_What the exercise asks_
Print exactly the lines from the first one down to the line containing "(0,0) rectangle (1250,447);", both ends included, with no pictures and nothing else.

_Provided data_
=-=-=-=-=

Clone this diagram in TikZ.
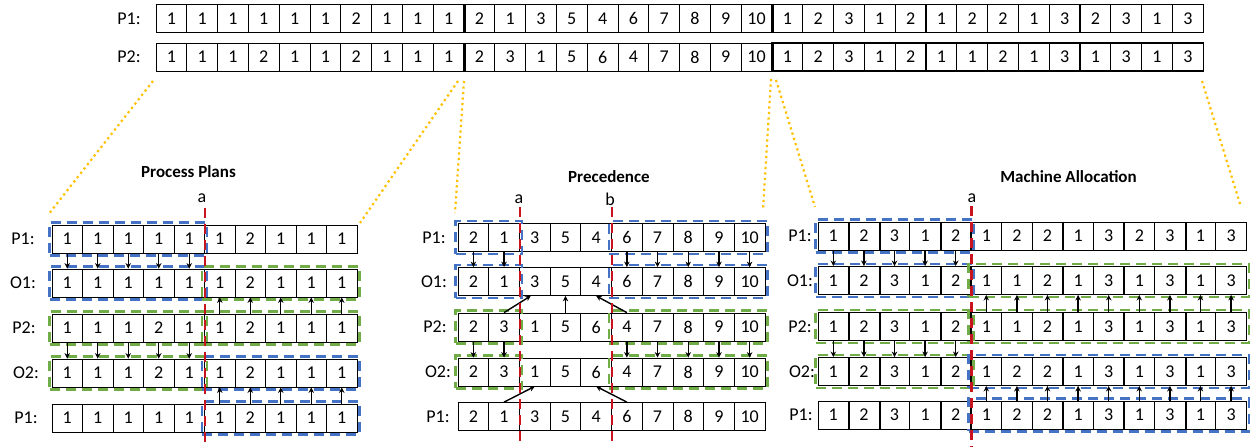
\documentclass[tikz,border=0pt]{standalone}
\usepackage{fontspec}
\setmainfont{Carlito}
\usetikzlibrary{arrows.meta,fit}

\definecolor{boxblue}{RGB}{68,114,196}
\definecolor{boxgreen}{RGB}{112,173,71}
\definecolor{cutred}{RGB}{200,20,30}
\definecolor{linkgold}{RGB}{255,192,0}

\tikzset{
  cell/.style={draw=black, line width=0.8pt, minimum height=28pt, inner sep=0pt,
    font=\fontsize{18}{21}\selectfont},
  rowlabel/.style={font=\fontsize{18}{21}\selectfont, inner sep=0pt},
  paneltitle/.style={font=\fontsize{17}{20}\selectfont\bfseries, inner sep=0pt},
  cutlabel/.style={font=\fontsize{18}{21}\selectfont, inner sep=0pt},
  cutline/.style={draw=cutred, line width=2.5pt, dash pattern=on 10pt off 6pt},
  bluebox/.style={draw=boxblue, line width=2.5pt, dash pattern=on 10pt off 6pt, inner sep=2pt},
  greenbox/.style={draw=boxgreen, line width=2.5pt, dash pattern=on 10pt off 6pt, inner sep=2pt},
  link/.style={draw=linkgold, line width=2.2pt, dash pattern=on 2.2pt off 3.3pt},
  arr/.style={-{Stealth[length=5.5pt,width=5.5pt]}, line width=1.4pt},
  segsep/.style={line width=3pt},
  groupsep/.style={line width=2pt},
}

% one row of cells: [extra style] {name}{left x}{centre y}{cell width}{values}
\newcommand\cellrow[6][]{%
  \foreach \v [count=\i] in {#6} {
    \node[cell, #1, minimum width=#5pt] (#2-\i) at ({#3+(\i-0.5)*#5}, #4) {\v};
  }}

\begin{document}
\begin{tikzpicture}[x=1pt, y=-1pt]
\useasboundingbox (0,0) rectangle (1250,447);

% ---------------- chromosome strings ----------------
\node[rowlabel] (lblTA) at (129,18.5) {P1:};
\node[rowlabel] (lblTB) at (129,57) {P2:};
\cellrow{tA1}{156}{18.5}{30.8}{1,1,1,1,1,1,2,1,1,1}
\cellrow{tA2}{464}{18.5}{30.8}{2,1,3,5,4,6,7,8,9,10}
\cellrow[line width=1.3pt]{tA3}{772}{18.5}{30.8}{1,2,3,1,2,1,2,2,1,3,2,3,1,3}
\cellrow{tB1}{156}{57}{30.8}{1,1,1,2,1,1,2,1,1,1}
\cellrow{tB2}{464}{57}{30.8}{2,3,1,5,6,4,7,8,9,10}
\cellrow[line width=1.3pt]{tB3}{772}{57}{30.8}{1,2,3,1,2,1,1,2,1,3,1,3,1,3}
\foreach \r in {tA,tB} {
  \draw[segsep] (\r1-10.north east) -- (\r1-10.south east);
  \draw[segsep] (\r2-10.north east) -- (\r2-10.south east);
}

% links from the strings to the three operators
\coordinate (lk1s) at (153,81);  \coordinate (lk1e) at (48,215);
\coordinate (lk2s) at (458,81);  \coordinate (lk2e) at (360,223);
\coordinate (lk3s) at (464,81);  \coordinate (lk3e) at (455,213);
\coordinate (lk4s) at (771,79);  \coordinate (lk4e) at (763,210);
\coordinate (lk5s) at (776,80);  \coordinate (lk5e) at (815,207);
\coordinate (lk6s) at (1202,81); \coordinate (lk6e) at (1241,207);
\foreach \k in {1,...,6} \draw[link] (lk\k s) -- (lk\k e);

% ---------------- process plans ----------------
\node[paneltitle] (ttlL) at (188.5,172) {Process Plans};
\node[rowlabel] (lblL1) at (23,239) {P1:};
\node[rowlabel] (lblL2) at (23,283) {O1:};
\node[rowlabel] (lblL3) at (24,328) {P2:};
\node[rowlabel] (lblL4) at (26,373) {O2:};
\node[rowlabel] (lblL5) at (26,418) {P1:};
\cellrow{L1}{52}{239}{30.5}{1,1,1,1,1,1,2,1,1,1}
\cellrow{L2}{52}{283}{30.5}{1,1,1,1,1,1,2,1,1,1}
\cellrow{L3}{52}{328}{30.5}{1,1,1,2,1,1,2,1,1,1}
\cellrow{L4}{52}{373}{30.5}{1,1,1,2,1,1,2,1,1,1}
\cellrow{L5}{52}{418}{30.5}{1,1,1,1,1,1,2,1,1,1}

\node[bluebox, fit=(L1-1)(L1-5)] (bL1a) {};
\node[bluebox, fit=(L2-1)(L2-5)] (bL2a) {};
\node[greenbox, fit=(L2-6)(L2-10)] (gL2b) {};
\node[greenbox, fit=(L3-1)(L3-5)] (gL3a) {};
\node[greenbox, fit=(L3-6)(L3-10)] (gL3b) {};
\node[greenbox, fit=(L4-1)(L4-5)] (gL4a) {};
\node[bluebox, fit=(L4-6)(L4-10)] (bL4b) {};
\node[bluebox, fit=(L5-6)(L5-10)] (bL5b) {};

\foreach \i in {1,...,5} {
  \draw[arr] (L1-\i.south) -- (L2-\i.north);
  \draw[arr] (L3-\i.south) -- (L4-\i.north);
}
\foreach \i in {6,...,10} {
  \draw[arr] (L3-\i.north) -- (L2-\i.south);
  \draw[arr] (L5-\i.north) -- (L4-\i.south);
}

\path (L1-5.north east) ++(0,-17) coordinate (cutLaT);
\path (L5-5.south east) ++(0,16) coordinate (cutLaB);
\draw[cutline] (cutLaT) -- (cutLaB);
\node[cutlabel] (labLa) at (202,198) {a};

% ---------------- precedence ----------------
\node[paneltitle] (ttlM) at (609,177) {Precedence};
\node[rowlabel] (lblM1) at (434,237.5) {P1:};
\node[rowlabel] (lblM2) at (434,281.5) {O1:};
\node[rowlabel] (lblM3) at (435,327) {P2:};
\node[rowlabel] (lblM4) at (438,372) {O2:};
\node[rowlabel] (lblM5) at (438,416.5) {P1:};
\cellrow{M1}{458}{237.5}{30.7}{2,1,3,5,4,6,7,8,9,10}
\cellrow{M2}{458}{281.5}{30.7}{2,1,3,5,4,6,7,8,9,10}
\cellrow{M3}{458}{327}{30.7}{2,3,1,5,6,4,7,8,9,10}
\cellrow{M4}{458}{372}{30.7}{2,3,1,5,6,4,7,8,9,10}
\cellrow{M5}{458}{416.5}{30.7}{2,1,3,5,4,6,7,8,9,10}

\node[bluebox, fit=(M1-1)(M1-2)] (bM1a) {};
\node[bluebox, fit=(M1-6)(M1-10)] (bM1b) {};
\node[bluebox, fit=(M2-1)(M2-2)] (bM2a) {};
\node[bluebox, fit=(M2-6)(M2-10)] (bM2b) {};
\node[greenbox, fit=(M3-1)(M3-2)] (gM3a) {};
\node[greenbox, fit=(M3-6)(M3-10)] (gM3b) {};
\node[greenbox, fit=(M4-1)(M4-2)] (gM4a) {};
\node[greenbox, fit=(M4-6)(M4-10)] (gM4b) {};

\foreach \i in {1,2,6,7,8,9,10} {
  \draw[arr] (M1-\i.south) -- (M2-\i.north);
  \draw[arr] (M3-\i.south) -- (M4-\i.north);
}
\draw[arr] (M3-2.north) -- ([xshift=-4pt]M2-3.south);
\draw[arr] (M3-4.north) -- (M2-4.south);
\draw[arr] (M3-6.north) -- (M2-5.south);
\draw[arr] (M5-2.north) -- (M4-3.south);
\draw[arr] (M5-6.north) -- (M4-5.south);

\path (M1-2.north east) ++(0,-16) coordinate (cutMaT);
\path (M5-2.south east) ++(0,17) coordinate (cutMaB);
\path (M1-5.north east) ++(0,-16) coordinate (cutMbT);
\path (M5-5.south east) ++(0,17) coordinate (cutMbB);
\draw[cutline] (cutMaT) -- (cutMaB);
\draw[cutline] (cutMbT) -- (cutMbB);
\node[cutlabel] (labMa) at (519,199) {a};
\node[cutlabel] (labMb) at (610,199) {b};

% ---------------- machine allocation ----------------
\node[paneltitle] (ttlR) at (1068.5,177) {Machine Allocation};
\node[rowlabel] (lblR1) at (800,236) {P1:};
\node[rowlabel] (lblR2) at (800,280.5) {O1:};
\node[rowlabel] (lblR3) at (800,326.5) {P2:};
\node[rowlabel] (lblR4) at (802,371.5) {O2:};
\node[rowlabel] (lblR5) at (801,415) {P1:};
\cellrow[line width=0.9pt]{R1}{818}{236}{30.6}{1,2,3,1,2,1,2,2,1,3,2,3,1,3}
\cellrow[line width=0.9pt]{R2}{818}{280.5}{30.6}{1,2,3,1,2,1,1,2,1,3,1,3,1,3}
\cellrow[line width=0.9pt]{R3}{818}{326.5}{30.6}{1,2,3,1,2,1,1,2,1,3,1,3,1,3}
\cellrow[line width=0.9pt]{R4}{818}{371.5}{30.6}{1,2,3,1,2,1,2,2,1,3,1,3,1,3}
\cellrow[line width=0.9pt]{R5}{818}{415}{30.6}{1,2,3,1,2,1,2,2,1,3,1,3,1,3}
\foreach \r in {1,...,5}
  \foreach \k in {1,2,4,5,8,10,12}
    \draw[groupsep] (R\r-\k.north east) -- (R\r-\k.south east);

\node[bluebox, fit=(R1-1)(R1-5)] (bR1a) {};
\node[bluebox, fit=(R2-1)(R2-5)] (bR2a) {};
\node[greenbox, fit=(R2-6)(R2-14)] (gR2b) {};
\node[greenbox, fit=(R3-1)(R3-5)] (gR3a) {};
\node[greenbox, fit=(R3-6)(R3-14)] (gR3b) {};
\node[greenbox, fit=(R4-1)(R4-5)] (gR4a) {};
\node[bluebox, fit=(R4-6)(R4-14)] (bR4b) {};
\node[bluebox, fit=(R5-6)(R5-14)] (bR5b) {};

\foreach \i in {1,...,5} {
  \draw[arr] (R1-\i.south) -- (R2-\i.north);
  \draw[arr] (R3-\i.south) -- (R4-\i.north);
}
\foreach \i in {6,...,14} {
  \draw[arr] (R3-\i.north) -- (R2-\i.south);
  \draw[arr] (R5-\i.north) -- (R4-\i.south);
}

\path (R1-5.north east) ++(0,-16) coordinate (cutRaT);
\path (R5-5.south east) ++(0,18) coordinate (cutRaB);
\draw[cutline] (cutRaT) -- (cutRaB);
\node[cutlabel] (labRa) at (972,198) {a};
\end{tikzpicture}
\end{document}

=-=-=-=-=

_Reply_
Clone this diagram in TikZ.
\documentclass[tikz,border=0pt]{standalone}
\usepackage{fontspec}
\setmainfont{Carlito}
\usetikzlibrary{arrows.meta,fit}

\definecolor{boxblue}{RGB}{68,114,196}
\definecolor{boxgreen}{RGB}{112,173,71}
\definecolor{cutred}{RGB}{200,20,30}
\definecolor{linkgold}{RGB}{255,192,0}

\tikzset{
  cell/.style={draw=black, line width=0.8pt, minimum height=28pt, inner sep=0pt,
    font=\fontsize{18}{21}\selectfont},
  rowlabel/.style={font=\fontsize{18}{21}\selectfont, inner sep=0pt},
  paneltitle/.style={font=\fontsize{17}{20}\selectfont\bfseries, inner sep=0pt},
  cutlabel/.style={font=\fontsize{18}{21}\selectfont, inner sep=0pt},
  cutline/.style={draw=cutred, line width=2.5pt, dash pattern=on 10pt off 6pt},
  bluebox/.style={draw=boxblue, line width=2.5pt, dash pattern=on 10pt off 6pt, inner sep=2pt},
  greenbox/.style={draw=boxgreen, line width=2.5pt, dash pattern=on 10pt off 6pt, inner sep=2pt},
  link/.style={draw=linkgold, line width=2.2pt, dash pattern=on 2.2pt off 3.3pt},
  arr/.style={-{Stealth[length=5.5pt,width=5.5pt]}, line width=1.4pt},
  segsep/.style={line width=3pt},
  groupsep/.style={line width=2pt},
}

% one row of cells: [extra style] {name}{left x}{centre y}{cell width}{values}
\newcommand\cellrow[6][]{%
  \foreach \v [count=\i] in {#6} {
    \node[cell, #1, minimum width=#5pt] (#2-\i) at ({#3+(\i-0.5)*#5}, #4) {\v};
  }}

\begin{document}
\begin{tikzpicture}[x=1pt, y=-1pt]
\useasboundingbox (0,0) rectangle (1250,447);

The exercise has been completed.